= Eugene Rozhitsky =

Father Eugene Ionnikievich Rozhitsky (Polish: Eugeniusz Różycki, born on 24 December 1896, Litvinkov, Russian Empire - ?) was an Eastern Orthodox (later the Greek Catholic) priest.

==Biography==

Eugene Rozhitsky was born on 24 December 1896 in the Litvinkov village, Ukraine in the family of John and Anastasia Rozhitsky. In 1921 he was ordained an Orthodox priest. In February 1925 Eugene, in his work "Adultery as a legal ground for divorce" received the title of Doctor of Laws. On 16 October 1925 he converted to Catholic Church due to the work of Bishop Henryk Ignacy Przeździecki, and served in the Latin Diocese of Siedlce in villages strips and Dokudovo.
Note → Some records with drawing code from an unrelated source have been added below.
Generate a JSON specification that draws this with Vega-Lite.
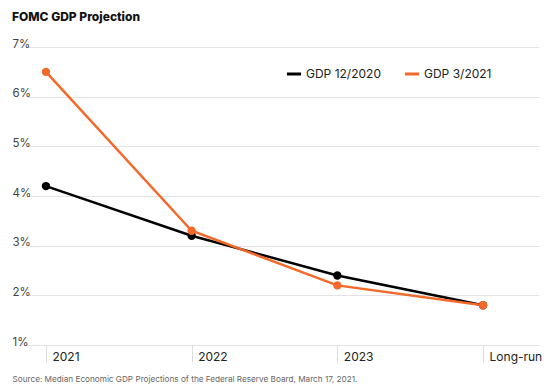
{
  "$schema": "https://vega.github.io/schema/vega-lite/v6.json",
  "autosize": {"type": "none"},
  "width": 512,
  "height": 298,
  "padding": {"left": 27, "top": 47, "right": 11, "bottom": 46},
  "background": "white",
  "config": {"view": {"stroke": null}, "font": "Inter"},
  "title": {
    "text": "FOMC GDP Projection",
    "anchor": "start",
    "frame": "group",
    "dx": -15,
    "dy": -10,
    "fontSize": 12,
    "fontWeight": 800,
    "color": "#111",
    "font": "Inter"
  },
  "data": {
    "values": [
      {"period": "2021", "series": "GDP 12/2020", "gdp": 4.2},
      {"period": "2022", "series": "GDP 12/2020", "gdp": 3.2},
      {"period": "2023", "series": "GDP 12/2020", "gdp": 2.4},
      {"period": "Long-run", "series": "GDP 12/2020", "gdp": 1.8},
      {"period": "2021", "series": "GDP 3/2021", "gdp": 6.5},
      {"period": "2022", "series": "GDP 3/2021", "gdp": 3.3},
      {"period": "2023", "series": "GDP 3/2021", "gdp": 2.2},
      {"period": "Long-run", "series": "GDP 3/2021", "gdp": 1.8}
    ]
  },
  "encoding": {
    "x": {
      "field": "period",
      "type": "ordinal",
      "sort": null,
      "scale": {"type": "point", "padding": 0.257, "align": 0.253},
      "axis": {
        "title": "Source: Median Economic GDP Projections of the Federal Reserve Board, March 17, 2021.",
        "titleAnchor": "start",
        "titleAlign": "left",
        "titleX": -15,
        "titleY": 34,
        "titleBaseline": "middle",
        "titleFontSize": 8.2,
        "titleFontWeight": "normal",
        "titleColor": "#666",
        "labelAngle": 0,
        "domain": false,
        "ticks": true,
        "tickSize": 17,
        "tickColor": "#dddddd",
        "tickWidth": 1,
        "labelAlign": "left",
        "labelBaseline": "top",
        "labelOffset": 6,
        "labelPadding": -11,
        "labelFontSize": 12,
        "labelColor": "#222"
      }
    },
    "y": {
      "field": "gdp",
      "type": "quantitative",
      "scale": {"domain": [1, 7], "nice": false, "zero": false},
      "axis": {
        "title": null,
        "values": [1, 2, 3, 4, 5, 6, 7],
        "labelExpr": "datum.value + '%'",
        "domain": false,
        "ticks": false,
        "grid": true,
        "gridColor": "#e3e3e3",
        "labelAlign": "left",
        "labelBaseline": "alphabetic",
        "labelPadding": 15,
        "labelFontSize": 11.5,
        "labelColor": "#444"
      }
    },
    "color": {
      "field": "series",
      "type": "nominal",
      "scale": {"domain": ["GDP 12/2020", "GDP 3/2021"], "range": ["#000000", "#f2692a"]},
      "legend": {
        "title": null,
        "orient": "none",
        "legendX": 258,
        "legendY": 18,
        "direction": "horizontal",
        "symbolType": "stroke",
        "symbolSize": 200,
        "symbolStrokeWidth": 3,
        "labelFontSize": 12,
        "labelColor": "#222",
        "columnPadding": 17,
        "labelOffset": 3
      }
    }
  },
  "layer": [
    {"mark": {"type": "line", "strokeWidth": 2.5}},
    {"mark": {"type": "point", "filled": true, "size": 70, "opacity": 1}}
  ]
}
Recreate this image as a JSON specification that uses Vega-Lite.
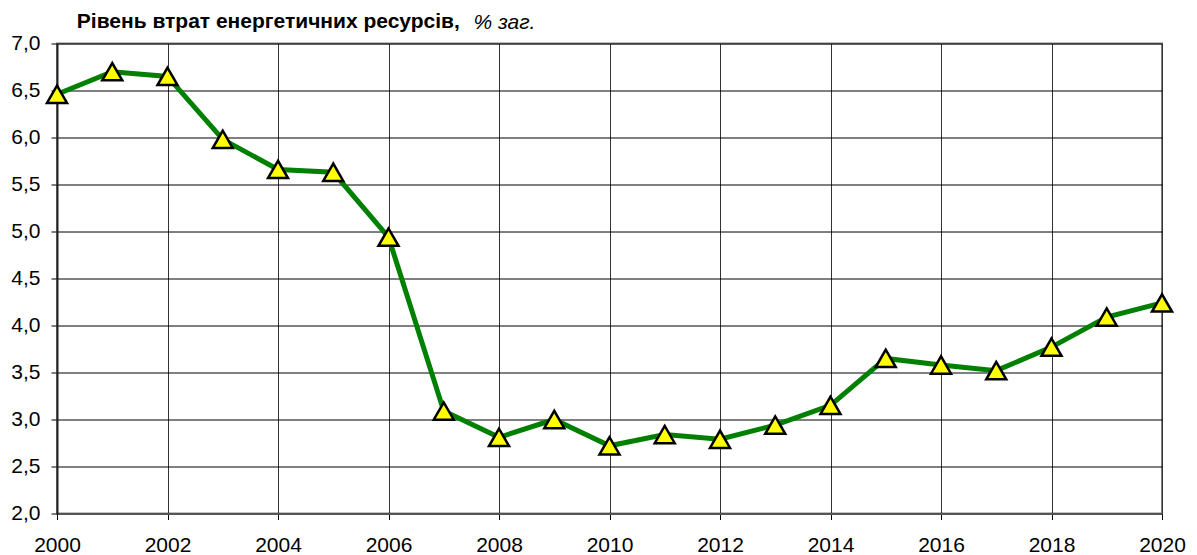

On 21 February 1927 Rozhistsky was appointed rector of the Byzantine Catholic parish in Kostomlotah, but soon returned to the Orthodox Church and as Orthodox priest ministered in Vilnius in the Izha village (now Vileyka Raion, in the Minsk Region). Father Eugene Rozhitsky was subsequently re-admitted in the Catholic Church, but he could not continue to serve as a priest because he worked as a teacher in Lutsk.